(Source records)
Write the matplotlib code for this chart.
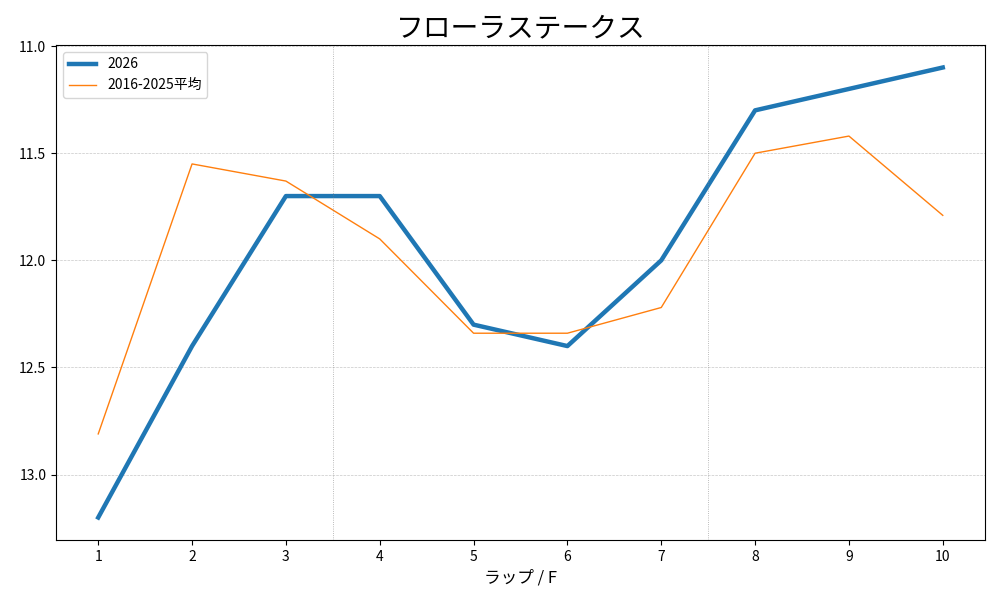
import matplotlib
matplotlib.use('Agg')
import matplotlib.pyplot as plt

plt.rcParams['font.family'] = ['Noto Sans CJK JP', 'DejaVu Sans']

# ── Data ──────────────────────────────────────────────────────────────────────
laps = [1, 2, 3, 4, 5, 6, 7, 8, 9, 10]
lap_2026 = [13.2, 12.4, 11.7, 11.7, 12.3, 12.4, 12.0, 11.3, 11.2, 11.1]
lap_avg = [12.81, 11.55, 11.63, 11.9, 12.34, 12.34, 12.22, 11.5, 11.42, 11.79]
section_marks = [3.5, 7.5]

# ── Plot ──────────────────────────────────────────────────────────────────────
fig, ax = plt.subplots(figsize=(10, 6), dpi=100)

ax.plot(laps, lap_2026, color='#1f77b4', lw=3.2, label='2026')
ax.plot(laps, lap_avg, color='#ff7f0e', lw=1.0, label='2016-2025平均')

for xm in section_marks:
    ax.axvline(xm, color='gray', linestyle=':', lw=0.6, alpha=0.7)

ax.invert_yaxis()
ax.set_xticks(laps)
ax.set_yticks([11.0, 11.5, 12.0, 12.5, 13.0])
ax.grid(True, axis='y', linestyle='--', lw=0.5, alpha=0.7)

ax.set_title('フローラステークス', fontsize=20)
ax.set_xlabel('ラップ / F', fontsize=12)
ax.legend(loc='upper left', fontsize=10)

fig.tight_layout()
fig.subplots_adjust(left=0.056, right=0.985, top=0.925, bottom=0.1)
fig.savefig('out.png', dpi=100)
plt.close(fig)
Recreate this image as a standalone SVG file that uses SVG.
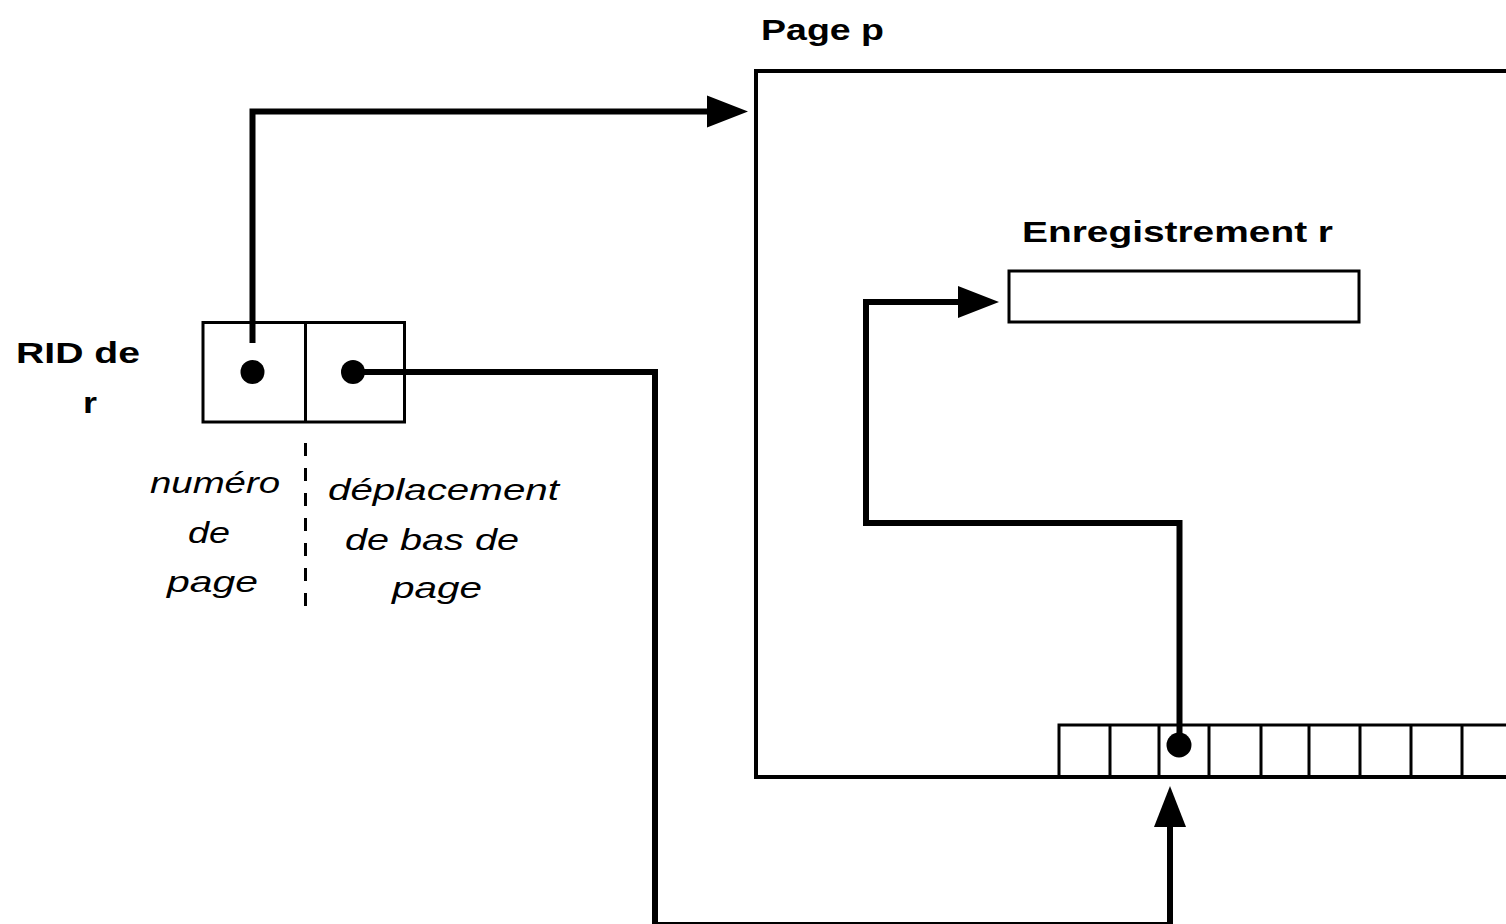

▸ REQUIRED TASK
Gather up every line in the data above that contains the word "this", copying each one.

▸ TASK ANSWER
Write the matplotlib code for this chart.
Recreate this image as a standalone SVG file that uses SVG.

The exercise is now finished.